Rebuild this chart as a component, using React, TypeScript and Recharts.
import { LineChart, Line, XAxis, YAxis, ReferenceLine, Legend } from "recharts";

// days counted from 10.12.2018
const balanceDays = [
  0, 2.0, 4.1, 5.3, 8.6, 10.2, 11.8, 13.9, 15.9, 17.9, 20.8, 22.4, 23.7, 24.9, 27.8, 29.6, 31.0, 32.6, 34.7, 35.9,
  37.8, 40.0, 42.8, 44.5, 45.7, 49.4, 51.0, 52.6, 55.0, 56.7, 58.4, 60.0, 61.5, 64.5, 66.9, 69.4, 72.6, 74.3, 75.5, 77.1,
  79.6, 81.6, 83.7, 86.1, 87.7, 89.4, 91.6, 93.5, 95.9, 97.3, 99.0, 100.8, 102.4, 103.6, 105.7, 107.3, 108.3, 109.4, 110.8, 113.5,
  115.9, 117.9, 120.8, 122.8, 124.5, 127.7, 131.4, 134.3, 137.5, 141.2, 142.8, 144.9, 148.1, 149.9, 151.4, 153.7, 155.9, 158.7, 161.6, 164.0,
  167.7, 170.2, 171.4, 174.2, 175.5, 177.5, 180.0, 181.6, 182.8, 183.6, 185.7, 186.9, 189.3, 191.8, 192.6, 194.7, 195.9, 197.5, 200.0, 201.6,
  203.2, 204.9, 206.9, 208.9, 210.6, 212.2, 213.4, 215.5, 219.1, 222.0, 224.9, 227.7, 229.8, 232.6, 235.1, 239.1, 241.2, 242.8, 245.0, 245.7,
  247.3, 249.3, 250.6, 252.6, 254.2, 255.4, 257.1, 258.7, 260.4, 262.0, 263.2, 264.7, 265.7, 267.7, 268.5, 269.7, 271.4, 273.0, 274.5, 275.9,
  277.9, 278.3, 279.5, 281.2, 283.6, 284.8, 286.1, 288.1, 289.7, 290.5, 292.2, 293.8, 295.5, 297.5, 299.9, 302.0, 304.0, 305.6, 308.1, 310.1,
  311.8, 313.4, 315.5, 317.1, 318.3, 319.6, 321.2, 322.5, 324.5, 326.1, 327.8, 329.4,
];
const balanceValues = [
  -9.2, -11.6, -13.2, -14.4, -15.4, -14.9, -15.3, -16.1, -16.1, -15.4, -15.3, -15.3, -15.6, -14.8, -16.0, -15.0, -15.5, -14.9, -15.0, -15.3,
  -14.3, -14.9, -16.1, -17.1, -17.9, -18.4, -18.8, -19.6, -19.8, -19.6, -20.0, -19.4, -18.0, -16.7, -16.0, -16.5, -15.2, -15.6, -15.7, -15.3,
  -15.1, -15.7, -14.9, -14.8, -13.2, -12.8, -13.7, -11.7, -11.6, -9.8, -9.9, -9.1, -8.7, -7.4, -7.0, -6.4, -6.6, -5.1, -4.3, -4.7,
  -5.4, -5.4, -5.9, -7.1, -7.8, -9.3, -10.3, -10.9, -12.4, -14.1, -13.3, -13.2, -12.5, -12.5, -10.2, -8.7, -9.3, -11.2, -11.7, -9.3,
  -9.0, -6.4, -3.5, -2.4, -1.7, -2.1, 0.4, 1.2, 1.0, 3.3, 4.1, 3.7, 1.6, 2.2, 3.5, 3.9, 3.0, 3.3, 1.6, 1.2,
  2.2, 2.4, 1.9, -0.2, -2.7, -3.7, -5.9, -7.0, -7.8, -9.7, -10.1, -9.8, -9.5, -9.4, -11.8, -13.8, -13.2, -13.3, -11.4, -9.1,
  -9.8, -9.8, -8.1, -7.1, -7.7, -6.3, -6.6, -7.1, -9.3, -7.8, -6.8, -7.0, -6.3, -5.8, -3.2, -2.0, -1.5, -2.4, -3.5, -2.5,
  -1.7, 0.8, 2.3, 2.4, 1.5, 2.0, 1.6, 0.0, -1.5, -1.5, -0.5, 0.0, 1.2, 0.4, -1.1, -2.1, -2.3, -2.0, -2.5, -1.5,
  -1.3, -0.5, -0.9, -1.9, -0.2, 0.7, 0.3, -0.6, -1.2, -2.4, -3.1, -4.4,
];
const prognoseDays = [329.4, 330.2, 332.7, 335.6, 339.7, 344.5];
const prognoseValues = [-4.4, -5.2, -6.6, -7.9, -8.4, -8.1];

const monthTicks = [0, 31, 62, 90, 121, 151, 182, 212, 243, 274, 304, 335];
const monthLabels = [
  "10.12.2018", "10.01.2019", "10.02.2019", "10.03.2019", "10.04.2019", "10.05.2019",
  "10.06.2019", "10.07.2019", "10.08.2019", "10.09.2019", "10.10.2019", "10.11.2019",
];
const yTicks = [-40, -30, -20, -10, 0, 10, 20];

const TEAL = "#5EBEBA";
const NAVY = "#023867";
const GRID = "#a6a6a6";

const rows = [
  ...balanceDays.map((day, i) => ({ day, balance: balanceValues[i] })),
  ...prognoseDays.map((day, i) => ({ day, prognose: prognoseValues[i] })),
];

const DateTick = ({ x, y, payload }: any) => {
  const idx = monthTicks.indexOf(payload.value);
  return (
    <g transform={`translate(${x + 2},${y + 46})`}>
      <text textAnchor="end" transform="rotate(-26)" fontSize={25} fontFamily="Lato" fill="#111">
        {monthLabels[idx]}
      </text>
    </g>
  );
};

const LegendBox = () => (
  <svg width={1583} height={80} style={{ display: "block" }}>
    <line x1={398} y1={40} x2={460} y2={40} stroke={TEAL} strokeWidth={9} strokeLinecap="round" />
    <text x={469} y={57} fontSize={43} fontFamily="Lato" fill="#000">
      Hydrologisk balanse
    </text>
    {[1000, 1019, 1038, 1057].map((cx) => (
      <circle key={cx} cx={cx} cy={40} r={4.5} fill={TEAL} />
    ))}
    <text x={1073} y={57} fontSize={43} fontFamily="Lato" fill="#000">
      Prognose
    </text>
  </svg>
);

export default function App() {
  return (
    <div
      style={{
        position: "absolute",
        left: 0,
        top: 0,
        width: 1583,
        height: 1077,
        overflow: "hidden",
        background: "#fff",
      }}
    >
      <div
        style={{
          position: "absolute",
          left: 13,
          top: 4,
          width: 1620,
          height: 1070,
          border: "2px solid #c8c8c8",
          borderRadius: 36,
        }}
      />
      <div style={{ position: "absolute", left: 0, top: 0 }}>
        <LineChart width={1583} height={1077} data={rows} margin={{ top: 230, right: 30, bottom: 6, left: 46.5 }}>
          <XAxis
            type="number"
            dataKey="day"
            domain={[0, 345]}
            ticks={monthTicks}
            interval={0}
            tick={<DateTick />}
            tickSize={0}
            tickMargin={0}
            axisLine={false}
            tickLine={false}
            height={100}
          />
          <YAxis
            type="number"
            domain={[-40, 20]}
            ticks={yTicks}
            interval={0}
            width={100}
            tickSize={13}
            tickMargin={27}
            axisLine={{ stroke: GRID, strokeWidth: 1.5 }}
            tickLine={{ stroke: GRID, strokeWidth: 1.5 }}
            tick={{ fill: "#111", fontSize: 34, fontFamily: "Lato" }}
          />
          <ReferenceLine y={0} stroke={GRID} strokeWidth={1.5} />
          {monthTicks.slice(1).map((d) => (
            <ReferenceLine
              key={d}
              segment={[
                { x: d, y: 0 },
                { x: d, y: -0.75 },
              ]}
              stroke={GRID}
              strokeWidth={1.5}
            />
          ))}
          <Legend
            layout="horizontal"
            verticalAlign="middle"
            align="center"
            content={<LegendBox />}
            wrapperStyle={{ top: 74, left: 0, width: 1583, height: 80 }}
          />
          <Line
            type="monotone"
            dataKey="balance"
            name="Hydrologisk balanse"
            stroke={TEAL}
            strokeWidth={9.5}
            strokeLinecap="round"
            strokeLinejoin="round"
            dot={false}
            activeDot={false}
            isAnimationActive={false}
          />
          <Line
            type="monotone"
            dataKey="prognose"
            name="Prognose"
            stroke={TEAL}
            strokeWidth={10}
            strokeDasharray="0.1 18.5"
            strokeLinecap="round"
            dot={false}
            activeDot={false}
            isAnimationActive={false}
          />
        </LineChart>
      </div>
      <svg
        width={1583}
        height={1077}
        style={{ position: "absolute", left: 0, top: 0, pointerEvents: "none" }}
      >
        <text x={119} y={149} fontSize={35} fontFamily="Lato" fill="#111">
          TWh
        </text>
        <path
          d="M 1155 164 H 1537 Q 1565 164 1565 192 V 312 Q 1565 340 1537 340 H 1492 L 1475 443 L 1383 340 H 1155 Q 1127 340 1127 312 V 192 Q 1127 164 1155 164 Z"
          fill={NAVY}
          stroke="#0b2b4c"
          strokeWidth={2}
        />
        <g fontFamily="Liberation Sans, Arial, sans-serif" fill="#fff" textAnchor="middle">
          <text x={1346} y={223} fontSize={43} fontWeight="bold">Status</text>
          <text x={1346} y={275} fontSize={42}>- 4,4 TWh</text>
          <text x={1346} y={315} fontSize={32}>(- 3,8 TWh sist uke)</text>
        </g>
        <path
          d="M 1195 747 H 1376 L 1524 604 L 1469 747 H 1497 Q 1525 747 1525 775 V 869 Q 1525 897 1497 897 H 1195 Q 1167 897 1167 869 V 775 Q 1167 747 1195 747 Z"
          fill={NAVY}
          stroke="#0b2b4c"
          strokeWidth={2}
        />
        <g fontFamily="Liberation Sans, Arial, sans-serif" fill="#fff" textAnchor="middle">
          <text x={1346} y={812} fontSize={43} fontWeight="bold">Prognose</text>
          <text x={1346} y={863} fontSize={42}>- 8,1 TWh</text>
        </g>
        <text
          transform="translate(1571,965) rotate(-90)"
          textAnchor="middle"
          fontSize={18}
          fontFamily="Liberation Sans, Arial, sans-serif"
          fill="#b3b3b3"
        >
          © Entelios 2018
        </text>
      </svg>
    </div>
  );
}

**WHAT IS BEING ASKED:** Please reproduce exactly the lines above, beginning with the first and ending with the line that contains "YAxis, ReferenceLine, Legend", and include nothing outside that range.

**ANSWER:**
Rebuild this chart as a component, using React, TypeScript and Recharts.
import { LineChart, Line, XAxis, YAxis, ReferenceLine, Legend } from "recharts";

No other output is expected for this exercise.